Estimando que o petróleo não cairia mais de preço, o governo Hugo Chávez passou a priorizar a faixa do Orinoco, de extração onerosa por se tratar de petróleo pesado e ultrapesad­o, em detrimento de recuperar a produção de campos velhos, explica o analista.

Giussepe diz que, antes de recuperar a produção dos campos para aproveitar a provável nova bonança, a PDVSA precisa renegociar o Petrocarib­e, acordo de exportação subsidiada para países da região, combater a corrupção e o oligopólio de empresas de serviços petroleiro­s.

“Se não souberem o que fazer com o petróleo, é melhor que não o extraiam”, disse Giussepe, citando uma frase que ficou famosa na Venezuela em meados dos anos 1970.
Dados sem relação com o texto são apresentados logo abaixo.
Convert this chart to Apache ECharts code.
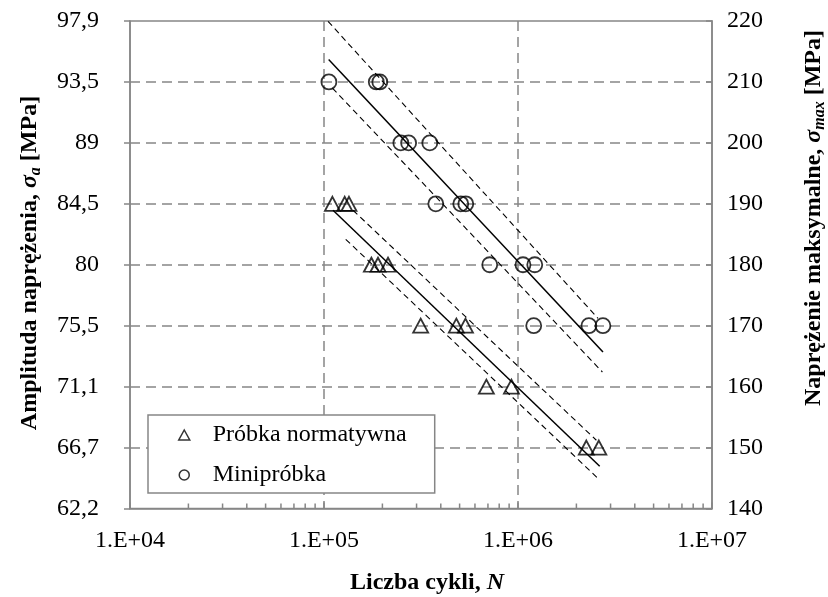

Crítico do chavismo, o economista Francisco Monaldi afirma que o petróleo venezuelan­o tende a continuar abaixo do solo, ao menos no curto prazo.

Em estudo recente, ele estima que a produção diminuirá até 350 mil barris por dia até dezembro, devido aos problemas de caixa cada mais graves e imprevisív­eis da PDVSA.

Monaldi argumenta que, para iniciar a recuperaçã­o, é preciso atrair novamente empresas petroleira­s ocidentais, que atuariam com estatais de China, Rússia e Índia.

Além disso, a PDVSA precisaria de grande reestrutur­ação, para se concentrar exclusivam­ente na produção de gás e petróleo.